§ What is expected
In the lines below, output everything from the first line through the line containing "const groupTopValue = 294;" exactly as it is. Pictures are not part of the output.

§ Data lines

====

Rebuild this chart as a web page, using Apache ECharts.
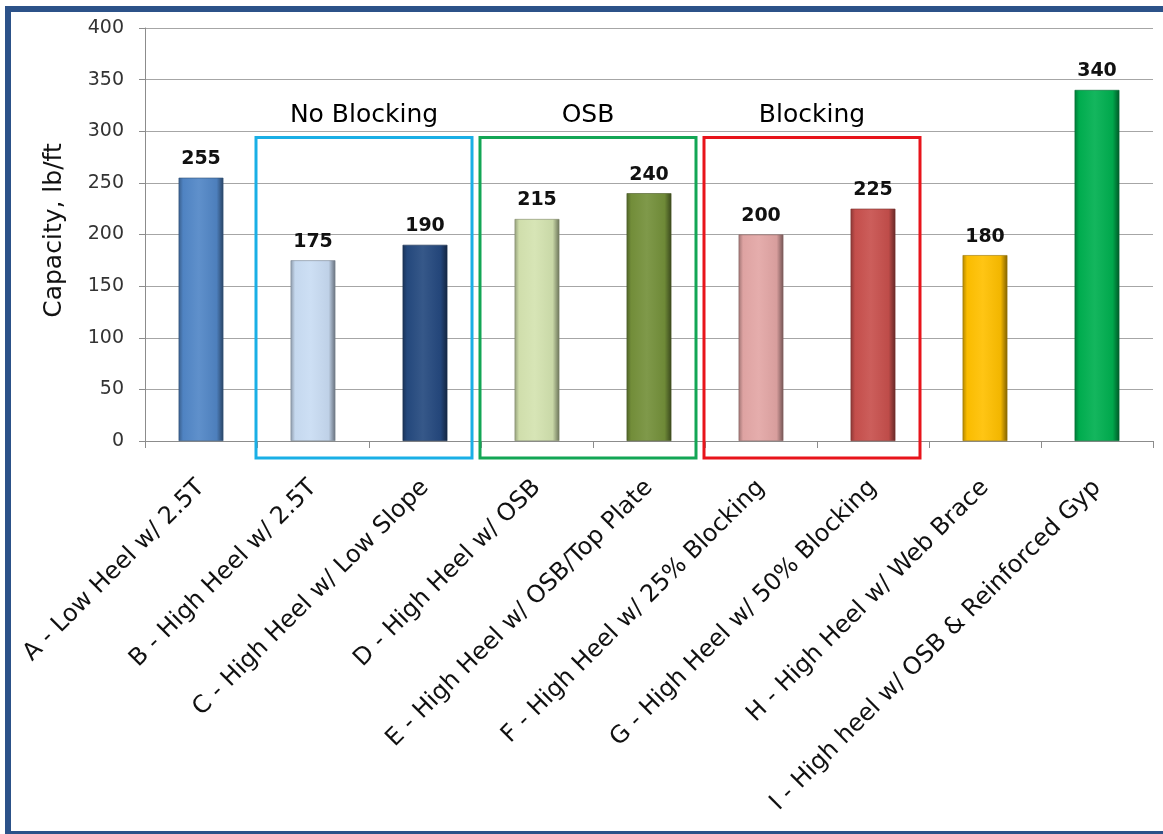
<!DOCTYPE html>
<html>
<head>
<meta charset="utf-8">
<script src="https://cdn.jsdelivr.net/npm/echarts@6/dist/echarts.min.js"></script>
<style>
  html, body { margin: 0; padding: 0; background: #ffffff; overflow: hidden; }
  #chart { position: absolute; left: 0; top: 0; width: 1163px; height: 834px; }
  #frame { position: absolute; left: 5px; top: 6px; width: 1180px; height: 831px;
           border: 6px solid #2C5289; box-sizing: border-box; pointer-events: none; }
</style>
</head>
<body>
<div id="chart"></div>
<div id="frame"></div>
<script>
// ---- data ----
const categories = [
  "A - Low Heel w/ 2.5T",
  "B - High Heel w/ 2.5T",
  "C - High Heel w/ Low Slope",
  "D - High Heel w/ OSB",
  "E - High Heel w/ OSB/Top Plate",
  "F - High Heel w/ 25% Blocking",
  "G - High Heel w/ 50% Blocking",
  "H - High Heel w/ Web Brace",
  "I - High heel w/ OSB & Reinforced Gyp"
];
const capacity = [255, 175, 190, 215, 240, 200, 225, 180, 340];
const barColors = ["#5186C6", "#C9DCF3", "#25497F", "#D4E3B0", "#74903A", "#E3A6A5", "#C8504D", "#FFC000", "#00B050"];
const yTicks = [0, 50, 100, 150, 200, 250, 300, 350, 400];
const groupNames = ["No Blocking", "OSB", "Blocking"];
const groupFirst = [1, 3, 5];   // first category index in group
const groupLast = [2, 4, 6];    // last category index in group
const groupColors = ["#1AAFE6", "#13A655", "#E8141B"];
const groupTopValue = 294;

// ---- helpers ----
function shade(hex, f) {
  const n = parseInt(hex.slice(1), 16);
  let r = (n >> 16) & 255, g = (n >> 8) & 255, b = n & 255;
  if (f < 0) { r = r * (1 + f); g = g * (1 + f); b = b * (1 + f); }
  else { r = r + (255 - r) * f; g = g + (255 - g) * f; b = b + (255 - b) * f; }
  return "rgb(" + Math.round(r) + "," + Math.round(g) + "," + Math.round(b) + ")";
}
function barFill(c) {
  return new echarts.graphic.LinearGradient(0, 0, 1, 0, [
    { offset: 0, color: shade(c, -0.3) },
    { offset: 0.1, color: shade(c, -0.02) },
    { offset: 0.45, color: shade(c, 0.08) },
    { offset: 0.85, color: shade(c, -0.05) },
    { offset: 1, color: shade(c, -0.5) }
  ]);
}

const chart = echarts.init(document.getElementById("chart"), null, { renderer: "canvas" });
const FONT = "DejaVu Sans";

const option = {
  animation: false,
  backgroundColor: "#ffffff",
  grid: { left: 145, right: 10, top: 28, bottom: 393, containLabel: false },
  xAxis: {
    type: "category",
    data: categories,
    axisLine: { show: true, lineStyle: { color: "#8C8C8C", width: 1 } },
    axisTick: { show: true, length: 7, lineStyle: { color: "#8C8C8C" } },
    axisLabel: {
      rotate: 45, margin: 43, interval: 0,
      fontFamily: FONT, fontSize: 24, color: "#111111"
    },
    splitLine: { show: false }
  },
  yAxis: {
    type: "value",
    min: 0, max: 400, interval: 50,
    name: "Capacity, lb/ft",
    nameLocation: "middle",
    nameGap: 78,
    nameTextStyle: { fontFamily: FONT, fontSize: 25, color: "#111111", padding: [0, 0, 0, 8] },
    axisLine: { show: true, lineStyle: { color: "#8C8C8C" } },
    axisTick: { show: true, length: 6, lineStyle: { color: "#8C8C8C" } },
    axisLabel: {
      margin: 21, fontFamily: FONT, fontSize: 19, color: "#333333",
      formatter: function (v) { return yTicks.indexOf(v) >= 0 ? String(v) : ""; }
    },
    splitLine: { show: true, lineStyle: { color: "#A6A6A6", width: 1 } }
  },
  series: [{
    type: "bar",
    data: capacity.map(function (v, i) {
      return { value: v, itemStyle: { color: barFill(barColors[i]), borderColor: shade(barColors[i], -0.4), borderWidth: 0.6 } };
    }),
    barWidth: "40%",
    label: {
      show: true, position: "top", distance: 9,
      fontFamily: FONT, fontWeight: "bold", fontSize: 19, color: "#111111"
    }
  }]
};
chart.setOption(option);

// ---- group boxes computed from the axis scales ----
function drawGroups() {
  const c0 = chart.convertToPixel({ xAxisIndex: 0 }, 0);
  const c1 = chart.convertToPixel({ xAxisIndex: 0 }, 1);
  const band = c1 - c0;
  const yZero = chart.convertToPixel({ yAxisIndex: 0 }, 0);
  const yTop = chart.convertToPixel({ yAxisIndex: 0 }, groupTopValue);
  const elements = [];
  groupNames.forEach(function (name, g) {
    const left = chart.convertToPixel({ xAxisIndex: 0 }, groupFirst[g]) - band / 2 - 1;
    const right = chart.convertToPixel({ xAxisIndex: 0 }, groupLast[g]) + band / 2 - 9;
    elements.push({
      type: "rect", silent: true, z: 100,
      shape: { x: left, y: yTop, width: right - left, height: yZero + 17 - yTop },
      style: { fill: "none", stroke: groupColors[g], lineWidth: 3 }
    });
    elements.push({
      type: "text", silent: true, z: 100,
      x: (left + right) / 2, y: yTop - 9,
      style: { text: name, fontFamily: FONT, fontSize: 25, fill: "#000000", align: "center", verticalAlign: "bottom" }
    });
  });
  chart.setOption({ graphic: elements });
}
drawGroups();
</script>
</body>
</html>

====

§ Exercise result
Rebuild this chart as a web page, using Apache ECharts.
<!DOCTYPE html>
<html>
<head>
<meta charset="utf-8">
<script src="https://cdn.jsdelivr.net/npm/echarts@6/dist/echarts.min.js"></script>
<style>
  html, body { margin: 0; padding: 0; background: #ffffff; overflow: hidden; }
  #chart { position: absolute; left: 0; top: 0; width: 1163px; height: 834px; }
  #frame { position: absolute; left: 5px; top: 6px; width: 1180px; height: 831px;
           border: 6px solid #2C5289; box-sizing: border-box; pointer-events: none; }
</style>
</head>
<body>
<div id="chart"></div>
<div id="frame"></div>
<script>
// ---- data ----
const categories = [
  "A - Low Heel w/ 2.5T",
  "B - High Heel w/ 2.5T",
  "C - High Heel w/ Low Slope",
  "D - High Heel w/ OSB",
  "E - High Heel w/ OSB/Top Plate",
  "F - High Heel w/ 25% Blocking",
  "G - High Heel w/ 50% Blocking",
  "H - High Heel w/ Web Brace",
  "I - High heel w/ OSB & Reinforced Gyp"
];
const capacity = [255, 175, 190, 215, 240, 200, 225, 180, 340];
const barColors = ["#5186C6", "#C9DCF3", "#25497F", "#D4E3B0", "#74903A", "#E3A6A5", "#C8504D", "#FFC000", "#00B050"];
const yTicks = [0, 50, 100, 150, 200, 250, 300, 350, 400];
const groupNames = ["No Blocking", "OSB", "Blocking"];
const groupFirst = [1, 3, 5];   // first category index in group
const groupLast = [2, 4, 6];    // last category index in group
const groupColors = ["#1AAFE6", "#13A655", "#E8141B"];
const groupTopValue = 294;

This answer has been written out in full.